At this point, you may be wondering what the point of a “no refunds” sign is if it has no actual legal standing. The simple fact of the matter is that some people either don’t know what the law is, or don’t care. Sometimes they fall into the latter category and hope their customers fall into the former. It is therefore a good idea to remember about the Unfair Contract Terms Act 1977.

Section 6 of the 1977 Act deals with exemption clauses (also referred to as exclusion clauses). The section specifically counters any attempt to get around sections 13 and 14 of the Sale of Goods Act 1979 when dealing with a sale between an individual and a business. Because of this, a store returns policy limiting returns to store credits or refunds is null and void; no matter how many notices are displayed.
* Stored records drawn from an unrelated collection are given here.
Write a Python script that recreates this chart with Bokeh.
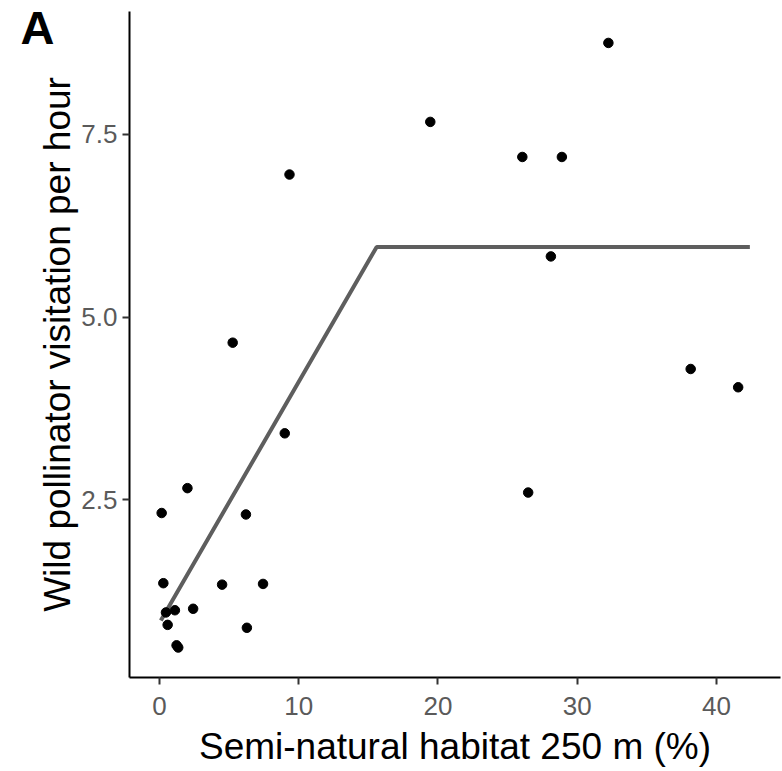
from bokeh.plotting import figure
from bokeh.models import Range1d, Label, FixedTicker, ColumnDataSource
from bokeh.embed import file_html
from bokeh.resources import INLINE

# Observed sites: semi-natural habitat within 250 m (%) and wild pollinator visits per hour
habitat_pct = [32.24, 19.45, 26.06, 28.90, 9.34, 28.11, 5.26, 38.15, 41.56, 9.00,
               2.01, 0.16, 6.21, 26.48, 0.28, 4.50, 7.44, 0.47, 1.11, 2.42,
               0.59, 6.28, 1.23, 1.35]
visits_per_hour = [8.75, 7.67, 7.19, 7.19, 6.95, 5.83, 4.65, 4.29, 4.04, 3.41,
                   2.66, 2.32, 2.30, 2.60, 1.36, 1.34, 1.35, 0.96, 0.99, 1.01,
                   0.79, 0.75, 0.51, 0.48]

# Segmented (breakpoint) regression fit
fit_x = [0.10, 15.60, 42.40]
fit_y = [0.85, 5.96, 5.96]

x_ticks = [0, 10, 20, 30, 40]
y_ticks = [2.5, 5.0, 7.5]
y_tick_labels = {2.5: "2.5", 5.0: "5.0", 7.5: "7.5"}

FONT = "Liberation Sans"

p = figure(width=782, height=771, output_backend="svg", toolbar_location=None,
           x_range=Range1d(-2.15, 44.6), y_range=Range1d(0.07, 9.18),
           min_border_left=123, min_border_right=2, min_border_top=11,
           min_border_bottom=94)
p.outline_line_color = None
p.grid.visible = False
p.background_fill_color = "white"
p.border_fill_color = "white"

src = ColumnDataSource(dict(x=habitat_pct, y=visits_per_hour))
p.line(fit_x, fit_y, line_color="#5e5e5e", line_width=4)
p.scatter("x", "y", source=src, size=9.5, color="black")

for ax in (p.xaxis[0], p.yaxis[0]):
    ax.axis_line_color = "black"
    ax.axis_line_width = 2
    ax.major_tick_line_color = "#333333"
    ax.major_tick_line_width = 2
    ax.major_tick_out = 7
    ax.major_tick_in = 0
    ax.minor_tick_line_color = None
    ax.major_label_text_font = FONT
    ax.major_label_text_font_size = "26px"
    ax.major_label_text_color = "#5a5a5a"
    ax.axis_label_text_font = FONT
    ax.axis_label_text_font_size = "37px"
    ax.axis_label_text_font_style = "normal"
    ax.axis_label_text_color = "black"

p.xaxis.ticker = FixedTicker(ticks=x_ticks)
p.yaxis.ticker = FixedTicker(ticks=y_ticks)
p.yaxis.major_label_overrides = y_tick_labels
p.xaxis.axis_label = "Semi-natural habitat 250 m (%)"
p.yaxis.axis_label = "Wild pollinator visitation per hour"
p.xaxis.major_label_standoff = 12
p.yaxis.major_label_standoff = 5
p.xaxis.axis_label_standoff = 8
p.yaxis.axis_label_standoff = 0

# Panel letter, placed in a side panel so it is not clipped to the plot frame
panel = Label(x=20, y=0, x_units="canvas", y_units="canvas", text="A",
              text_font=FONT, text_font_size="47px", text_font_style="bold",
              text_color="black", text_baseline="top", text_align="left")
p.add_layout(panel, "left")

open("out.html", "w").write(file_html(p, INLINE))
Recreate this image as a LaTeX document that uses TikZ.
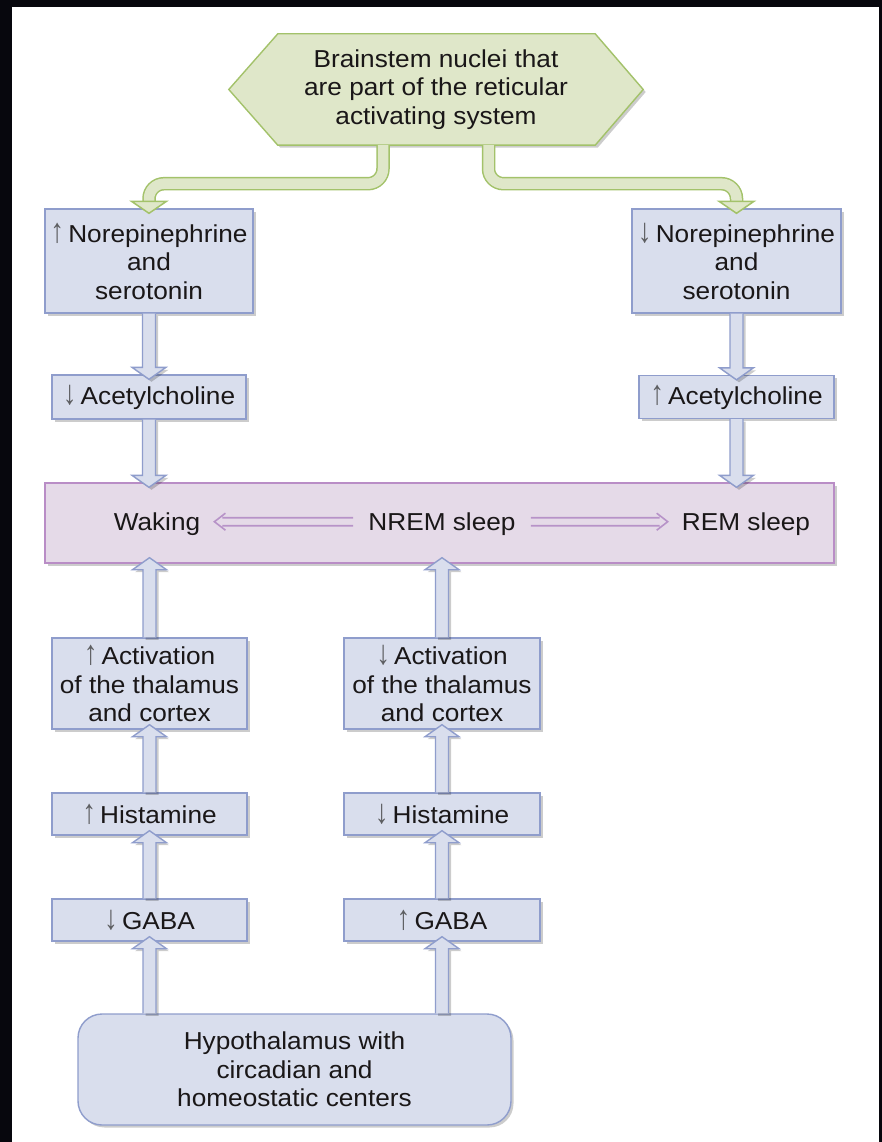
\documentclass[tikz,border=0pt]{standalone}
\usepackage{fontspec}
\setmainfont{Liberation Sans}[FakeStretch=1.07]
\usetikzlibrary{shadows,backgrounds,arrows.meta,calc}
\definecolor{bfill}{HTML}{D9DEED}
\definecolor{bline}{HTML}{8F9DCC}
\definecolor{pfill}{HTML}{E5DAE8}
\definecolor{pline}{HTML}{B98DC6}
\definecolor{purp}{HTML}{B793C8}
\definecolor{gfill}{HTML}{DFE7C9}
\definecolor{gline}{HTML}{A3C26A}
\definecolor{textc}{HTML}{1A1718}
\definecolor{arrc}{HTML}{5D5E61}
\definecolor{frame}{HTML}{07070D}
\newcommand\blkdown[2]{\filldraw[barrow] let \p1=(#1), \p2=(#2) in
  (\x1-6.5pt,\y1) -- (\x1-6.5pt,\y2+12pt) -- (\x1-17pt,\y2+12pt) -- (\x1,\y2)
  -- (\x1+17pt,\y2+12pt) -- (\x1+6.5pt,\y2+12pt) -- (\x1+6.5pt,\y1);}
\newcommand\blkup[2]{\filldraw[barrow] let \p1=(#1), \p2=(#2) in
  (\x1-6.5pt,\y1) -- (\x1-6.5pt,\y2-12pt) -- (\x1-17pt,\y2-12pt) -- (\x1,\y2)
  -- (\x1+17pt,\y2-12pt) -- (\x1+6.5pt,\y2-12pt) -- (\x1+6.5pt,\y1);}
% horizontal double arrow: #1 start node anchor, #2 end node anchor, #3 direction (1 or -1)
\newcommand\dblarr[3]{\draw[dblline] let \p1=(#1), \p2=(#2) in
  ({\x1+(#3)*15pt},{\y1+6.3pt}) -- ({\x2-(#3)*22pt},{\y1+6.3pt})
  ({\x1+(#3)*15pt},{\y1-1.7pt}) -- ({\x2-(#3)*22pt},{\y1-1.7pt})
  ({\x2-(#3)*25pt},{\y1+10.8pt}) .. controls ({\x2-(#3)*19pt},{\y1+6pt}) .. ({\x2-(#3)*14pt},{\y1+2.3pt})
  .. controls ({\x2-(#3)*19pt},{\y1-1.4pt}) .. ({\x2-(#3)*25pt},{\y1-6.2pt});}
\newcommand\up{{\color{arrc}\scalebox{1.05}[1.4]{↑}}\,}
\newcommand\dn{{\color{arrc}\scalebox{1.05}[1.4]{↓}}\,}
\begin{document}
\begin{tikzpicture}[x=1pt,y=-1pt,
  shadowed/.style={drop shadow={shadow xshift=2.5pt,shadow yshift=-2.5pt,opacity=0.2,fill=black}},
  txt/.style={font=\fontsize{24.5}{28.5}\selectfont, text=textc, align=center},
  bbox/.style={txt, draw=bline, fill=bfill, line width=1.4pt, inner sep=0pt, shadowed},
  pbox/.style={draw=pline, fill=pfill, line width=1.4pt, inner sep=0pt, shadowed},
  barrow/.style={draw=bline, fill=bfill, line width=1.4pt, line join=miter, shadowed},
  gpipe/.style={draw=gline, line width=1.5pt, double=gfill, double distance=10.5pt, rounded corners=15pt},
  ghead/.style={draw=gline, fill=gfill, line width=1.5pt, line join=miter},
  dblline/.style={draw=purp, line width=1.6pt, line cap=butt},
  plain/.style={txt, inner sep=0pt}
]
% hexagon text
\node[txt, minimum width=414pt, minimum height=111pt, inner sep=0pt] (hex) at (436,89.5)
  {Brainstem nuclei that\\are part of the reticular\\activating system};
\begin{scope}[on background layer]
  \fill[frame] (0,0) rectangle (882,1142);
  \fill[white] (12,7) rectangle (879,1142);
  \filldraw[draw=gline, fill=gfill, line width=1.4pt, shadowed]
    ([xshift=49pt]hex.north west) -- ([xshift=-48pt]hex.north east) -- (hex.east)
    -- ([xshift=-48pt]hex.south east) -- ([xshift=49pt]hex.south west) -- (hex.west) -- cycle;
\end{scope}
\useasboundingbox (0,0) rectangle (882,1142);

% boxes
\node[bbox, minimum width=208pt, minimum height=104pt] (ne1) at (149,261) {\up Norepinephrine\\and\\serotonin};
\node[bbox, minimum width=209pt, minimum height=104pt] (ne2) at (736.5,261) {\dn Norepinephrine\\and\\serotonin};
\node[bbox, minimum width=194pt, minimum height=44pt] (ach1) at (149,397) {\dn Acetylcholine};
\node[bbox, minimum width=195pt, minimum height=43pt] (ach2) at (736.5,397) {\up Acetylcholine};
\node[pbox, minimum width=789pt, minimum height=80pt] (sleep) at (439.5,523) {};
\node[plain] (wak) at (157,524) {Waking};
\node[plain] (nrem) at (442,524) {NREM sleep};
\node[plain] (rem) at (746,524) {REM sleep};
\node[bbox, minimum width=195pt, minimum height=91pt] (act1) at (149.5,683.5) {\up Activation\\of the thalamus\\and cortex};
\node[bbox, minimum width=196pt, minimum height=91pt] (act2) at (442,683.5) {\dn Activation\\of the thalamus\\and cortex};
\node[bbox, minimum width=195pt, minimum height=42pt] (hist1) at (149.5,814) {\up Histamine};
\node[bbox, minimum width=196pt, minimum height=42pt] (hist2) at (442,814) {\dn Histamine};
\node[bbox, minimum width=195pt, minimum height=42pt] (gaba1) at (149.5,920) {\dn GABA};
\node[bbox, minimum width=196pt, minimum height=42pt] (gaba2) at (442,920) {\up GABA};
\node[bbox, rounded corners=24pt, minimum width=433pt, minimum height=111pt] (hypo) at (294.5,1069.5)
  {Hypothalamus with\\circadian and\\homeostatic centers};

% green pipes
\draw[gpipe] ([xshift=-53pt]hex.south) -- ++(0,38.5) -| ([yshift=7pt]ne1.north);
\filldraw[ghead] ([shift={(-17.5pt,7pt)}]ne1.north) -- ([shift={(17.5pt,7pt)}]ne1.north) -- ([yshift=-5pt]ne1.north) -- cycle;
\draw[gpipe] ([xshift=52.5pt]hex.south) -- ++(0,38.5) -| ([yshift=7pt]ne2.north);
\filldraw[ghead] ([shift={(-17.5pt,7pt)}]ne2.north) -- ([shift={(17.5pt,7pt)}]ne2.north) -- ([yshift=-5pt]ne2.north) -- cycle;

% blue block arrows
\blkdown{ne1.south}{[yshift=-5pt]ach1.north}
\blkdown{ne2.south}{[yshift=-5pt]ach2.north}
\blkdown{ach1.south}{[yshift=-5pt]sleep.north}
\blkdown{ach2.south}{[yshift=-5pt]sleep.north}
\blkup{act1.north}{[yshift=6pt]sleep.south}
\blkup{act2.north}{[yshift=6pt]sleep.south}
\blkup{hist1.north}{[yshift=5pt]act1.south}
\blkup{hist2.north}{[yshift=5pt]act2.south}
\blkup{gaba1.north}{[yshift=5pt]hist1.south}
\blkup{gaba2.north}{[yshift=5pt]hist2.south}
\blkup{hypo.north -| gaba1.south}{[yshift=5pt]gaba1.south}
\blkup{hypo.north -| gaba2.south}{[yshift=5pt]gaba2.south}

% double arrows in the sleep bar
\dblarr{nrem.west}{wak.east}{-1}
\dblarr{nrem.east}{rem.west}{1}
\end{tikzpicture}
\end{document}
As if that was not enough (and probably because some people simply won’t be told), the Consumer Transactions (Restrictions on Statements) Order 1976 makes it a criminal offence to use a void clause in a consumer sale of goods agreement. There really is no excuse for trying the old “we don’t do refunds” trick now.

In short, the Sale of Goods Act 1979 combined with the Unfair Contract Terms Act 1977 gives consumers the right to return goods for a full refund if those goods are faulty. This right cannot be taken away by purported terms in any sales contract, but they will disappear if the buyer delays too long before returning the product, or alters it in a substantial fashion. It is therefore best all ’round if faulty goods are returned promptly.